PI: Prof. Allan L. Reiss
Abstract
The overarching goal of this research is to ascertain the neurocognitive foundation and sustainability of creative capacity enhancement and design thinking. This goal will be achieved by comprehensive analysis of unique, longitudinal high-dimensional data captured with multimodal neuroimaging (magnetic resonance imaging and near-infrared spectroscopy) and behavioral methodologies. Additionally, we propose to develop a novel 21st century test for assessing design and innovation, and by extension, creativity, in healthy adults. Lastly, we propose to expand our examination of ultra-portable brain imaging methods in identifying the neural correlates of creativity in individuals to study team-creativity in naturalistic conditions.
Key objectives include:
- Continue to mine the rich multimodal dataset to better understand how individual differences in behavior and brain are associated with creative capacity enhancement and its sustainability at short- (5-weeks) vs. long-term follow-ups (1-year).
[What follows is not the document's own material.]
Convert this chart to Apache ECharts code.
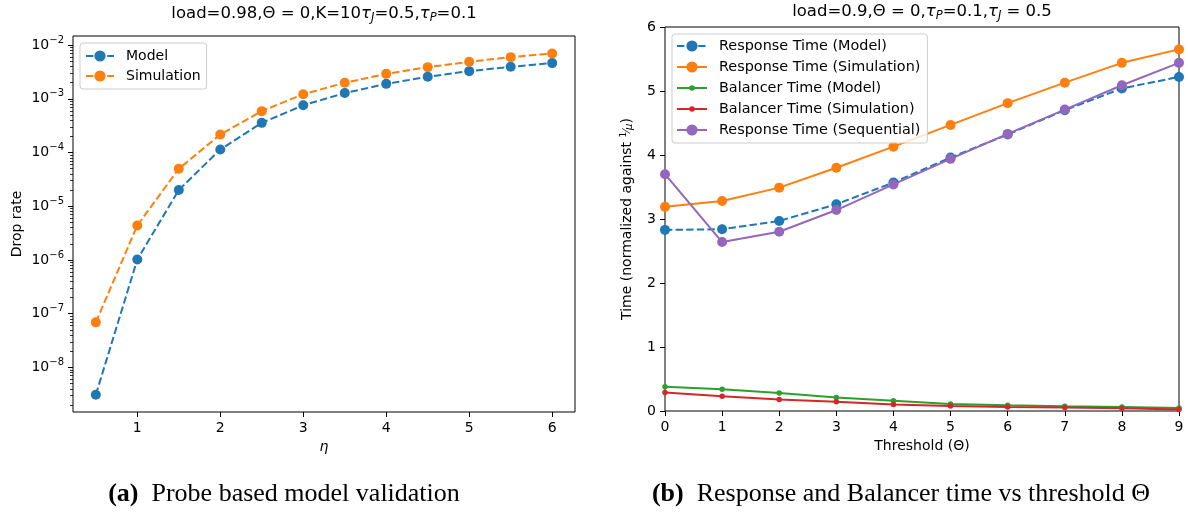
<!DOCTYPE html>
<html>
<head>
<meta charset="utf-8">
<script src="https://cdn.jsdelivr.net/npm/echarts@6/dist/echarts.min.js"></script>
<style>
  html, body { margin: 0; padding: 0; background: #fff; }
  #chart { width: 1188px; height: 514px; }
</style>
</head>
<body>
<div id="chart"></div>
<script>
// ---- Panel (a): drop rate against eta (log scale) ----
const etaValues = [0.5, 1, 1.5, 2, 2.5, 3, 3.5, 4, 4.5, 5, 5.5, 6];
const dropModel = [3.1e-9, 1.02e-6, 2.01e-5, 1.14e-4, 3.57e-4, 7.6e-4, 1.28e-3, 1.9e-3, 2.57e-3, 3.28e-3, 3.95e-3, 4.63e-3];
const dropSimulation = [6.9e-8, 4.4e-6, 5.0e-5, 2.17e-4, 5.9e-4, 1.22e-3, 1.99e-3, 2.92e-3, 3.89e-3, 4.89e-3, 5.98e-3, 7.0e-3];
const etaTicks = [1, 2, 3, 4, 5, 6];
const dropDecades = [-8, -7, -6, -5, -4, -3, -2];   // exponents of the labelled powers of ten
const etaRange = [0.225, 6.275];
const dropLogRange = [-8.83, -1.83];

// ---- Panel (b): response / balancer time against threshold ----
const thresholds = [0, 1, 2, 3, 4, 5, 6, 7, 8, 9];
const responseModel = [2.83, 2.84, 2.97, 3.23, 3.57, 3.96, 4.32, 4.70, 5.04, 5.22];
const responseSimulation = [3.19, 3.28, 3.49, 3.80, 4.13, 4.47, 4.81, 5.13, 5.44, 5.65];
const balancerModel = [0.38, 0.34, 0.28, 0.21, 0.16, 0.11, 0.09, 0.075, 0.064, 0.047];
const balancerSimulation = [0.29, 0.23, 0.18, 0.145, 0.10, 0.08, 0.064, 0.053, 0.042, 0.025];
const responseSequential = [3.70, 2.64, 2.80, 3.14, 3.54, 3.94, 4.33, 4.71, 5.09, 5.44];

const COLORS = { blue: '#1f77b4', orange: '#ff7f0e', green: '#2ca02c', red: '#d62728', purple: '#9467bd' };
const SANS = 'DejaVu Sans';
const SERIF = 'Liberation Serif';
const DASH = [7.4, 3.2];
// small dot marker: a 5-unit dot inside a 10-unit box so the legend keeps it small too
const SMALL_DOT = 'path://M0,0 M10,10 M5,2.5 A2.5,2.5 0 1 1 5,7.5 A2.5,2.5 0 1 1 5,2.5 Z';

// minor ticks of the log axis at 2..9 x 10^k
const dropMinorTicks = [];
for (let d = -9; d <= -2; d++) {
  for (let k = 2; k <= 9; k++) {
    const v = d + Math.log10(k);
    if (v > dropLogRange[0] && v < dropLogRange[1]) dropMinorTicks.push(v);
  }
}

const pairs = (xs, ys) => xs.map((x, i) => [x, ys[i]]);
const tickStyle = { color: '#000', width: 1 };
const labelStyle = { color: '#000', fontFamily: SANS, fontSize: 14 };

function lineSeries(name, xIdx, yIdx, data, color, dashed, symbol, size) {
  return {
    name, type: 'line', xAxisIndex: xIdx, yAxisIndex: yIdx, data,
    symbol, symbolSize: size, showSymbol: true,
    lineStyle: { color, width: 2, type: dashed ? DASH : 'solid' },
    itemStyle: { color, borderWidth: 0 },
    emphasis: { disabled: true },
    animation: false
  };
}

function titleText(x, y, text) {
  return {
    type: 'text', x, y, silent: true,
    style: {
      text, align: 'center', verticalAlign: 'middle',
      rich: {
        t: { fill: '#000', fontFamily: SANS, fontSize: 16.5 },
        m: { fill: '#000', fontFamily: SANS, fontSize: 16.5, fontStyle: 'italic' },
        s: { fill: '#000', fontFamily: SANS, fontSize: 11.5, fontStyle: 'italic', padding: [8, 0, 0, 0] }
      }
    }
  };
}

function captionText(x, y, text) {
  return {
    type: 'text', x, y, silent: true,
    style: {
      text, align: 'center', verticalAlign: 'middle',
      rich: {
        b: { fill: '#000', fontFamily: SERIF, fontSize: 26, fontWeight: 'bold' },
        r: { fill: '#000', fontFamily: SERIF, fontSize: 26 }
      }
    }
  };
}

const chart = echarts.init(document.getElementById('chart'), null, { renderer: 'canvas' });

chart.setOption({
  backgroundColor: '#fff',
  animation: false,
  grid: [
    { left: 73, top: 36, width: 502, height: 376, show: true, borderColor: '#000', borderWidth: 1, backgroundColor: 'transparent' },
    { left: 665, top: 27, width: 514, height: 384, show: true, borderColor: '#000', borderWidth: 1, backgroundColor: 'transparent' }
  ],
  xAxis: [
    {
      gridIndex: 0, type: 'value', min: etaRange[0], max: etaRange[1],
      axisLine: { show: false, onZero: false }, splitLine: { show: false },
      axisTick: { show: true, length: 5, lineStyle: tickStyle, customValues: etaTicks },
      axisLabel: Object.assign({ customValues: etaTicks, margin: 9 }, labelStyle),
      name: 'η', nameLocation: 'middle', nameGap: 26,
      nameTextStyle: { color: '#000', fontFamily: SANS, fontSize: 14, fontStyle: 'italic' }
    },
    {
      gridIndex: 1, type: 'value', min: 0, max: 9, interval: 1,
      axisLine: { show: false, onZero: false }, splitLine: { show: false },
      axisTick: { show: true, length: 5, lineStyle: tickStyle },
      axisLabel: Object.assign({ margin: 9 }, labelStyle),
      name: 'Threshold (Θ)', nameLocation: 'middle', nameGap: 28,
      nameTextStyle: { color: '#000', fontFamily: SANS, fontSize: 14 }
    }
  ],
  yAxis: [
    // data scale of panel (a): true log axis, drawn without decoration
    {
      gridIndex: 0, type: 'log', logBase: 10, position: 'left',
      min: Math.pow(10, dropLogRange[0]), max: Math.pow(10, dropLogRange[1]),
      show: false
    },
    // decade ticks and 10^k labels
    {
      gridIndex: 0, type: 'value', position: 'left', min: dropLogRange[0], max: dropLogRange[1],
      axisLine: { show: false, onZero: false }, splitLine: { show: false },
      axisTick: { show: true, length: 5, lineStyle: tickStyle, customValues: dropDecades },
      axisLabel: {
        customValues: dropDecades, margin: 9,
        formatter: v => '{b|10}{s|\u2212' + Math.round(-v) + '}',
        rich: {
          b: { color: '#000', fontFamily: SANS, fontSize: 14 },
          s: { color: '#000', fontFamily: SANS, fontSize: 10, padding: [0, 0, 10, 0] }
        }
      },
      name: 'Drop rate', nameLocation: 'middle', nameGap: 49, nameRotate: 90,
      nameTextStyle: { color: '#000', fontFamily: SANS, fontSize: 14 }
    },
    // minor ticks of the log axis
    {
      gridIndex: 0, type: 'value', position: 'left', min: dropLogRange[0], max: dropLogRange[1],
      axisLine: { show: false, onZero: false }, splitLine: { show: false },
      axisTick: { show: true, length: 3, lineStyle: { color: '#000', width: 0.8 }, customValues: dropMinorTicks },
      axisLabel: { show: false }
    },
    {
      gridIndex: 1, type: 'value', position: 'left', min: 0, max: 6, interval: 1,
      axisLine: { show: false, onZero: false }, splitLine: { show: false },
      axisTick: { show: true, length: 5, lineStyle: tickStyle },
      axisLabel: Object.assign({ margin: 9 }, labelStyle),
      name: 'Time (normalized against {sup|1}{sl|\u2044}{mu|μ})',
      nameLocation: 'middle', nameGap: 30, nameRotate: 90,
      nameTextStyle: {
        color: '#000', fontFamily: SANS, fontSize: 14,
        rich: {
          sup: { color: '#000', fontFamily: SANS, fontSize: 9, padding: [0, 0, 7, 0] },
          sl: { color: '#000', fontFamily: SANS, fontSize: 11 },
          mu: { color: '#000', fontFamily: SANS, fontSize: 10, fontStyle: 'italic', padding: [5, 0, 0, 0] }
        }
      }
    }
  ],
  legend: [
    {
      data: ['Model', 'Simulation'],
      orient: 'vertical', left: 80, top: 43,
      padding: [6, 6, 6, 5], itemGap: 6, itemWidth: 28, itemHeight: 14,
      backgroundColor: 'rgba(255,255,255,0.8)', borderColor: '#cccccc', borderWidth: 1, borderRadius: 3,
      textStyle: { color: '#000', fontFamily: SANS, fontSize: 14, lineHeight: 14, padding: [0, 0, 0, 7] }
    },
    {
      data: ['Response Time (Model)', 'Response Time (Simulation)', 'Balancer Time (Model)', 'Balancer Time (Simulation)', 'Response Time (Sequential)'],
      orient: 'vertical', left: 672, top: 34,
      padding: [5, 7, 6, 4], itemGap: 7, itemWidth: 30, itemHeight: 14,
      backgroundColor: 'rgba(255,255,255,0.8)', borderColor: '#cccccc', borderWidth: 1, borderRadius: 3,
      textStyle: { color: '#000', fontFamily: SANS, fontSize: 14.4, lineHeight: 14, padding: [0, 0, 0, 7] }
    }
  ],
  graphic: [
    titleText(324, 14, '{t|load=0.98,Θ = 0,K=10}{m|τ}{s|J}{t|=0.5,}{m|τ}{s|P}{t|=0.1}'),
    titleText(922, 12, '{t|load=0.9,Θ = 0,}{m|τ}{s|P}{t|=0.1,}{m|τ}{s|J}{t| = 0.5}'),
    captionText(284, 494, '{b|(a)}{r|  Probe based model validation}'),
    captionText(901, 494, '{b|(b)}{r|  Response and Balancer time vs threshold Θ}')
  ],
  series: [
    lineSeries('Model', 0, 0, pairs(etaValues, dropModel), COLORS.blue, true, 'circle', 10),
    lineSeries('Simulation', 0, 0, pairs(etaValues, dropSimulation), COLORS.orange, true, 'circle', 10),
    lineSeries('Response Time (Model)', 1, 3, pairs(thresholds, responseModel), COLORS.blue, true, 'circle', 10),
    lineSeries('Response Time (Simulation)', 1, 3, pairs(thresholds, responseSimulation), COLORS.orange, false, 'circle', 10),
    lineSeries('Balancer Time (Model)', 1, 3, pairs(thresholds, balancerModel), COLORS.green, false, SMALL_DOT, 11),
    lineSeries('Balancer Time (Simulation)', 1, 3, pairs(thresholds, balancerSimulation), COLORS.red, false, SMALL_DOT, 11),
    lineSeries('Response Time (Sequential)', 1, 3, pairs(thresholds, responseSequential), COLORS.purple, false, 'circle', 10)
  ]
});
</script>
</body>
</html>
- Widely used divergent thinking tests to assess creativity (e.g., TTCT) do not measure design thinking principles and innovation. Thus, we propose to develop and test a novel Design Thinking Creativity Test (DTCT), which measures an individual’s ability to exercise/apply their creativity during an actual innovation event.
- Extend our previously proposed methods to examine individual creativity in naturalistic and unrestrictive environments for assessing team-creativity.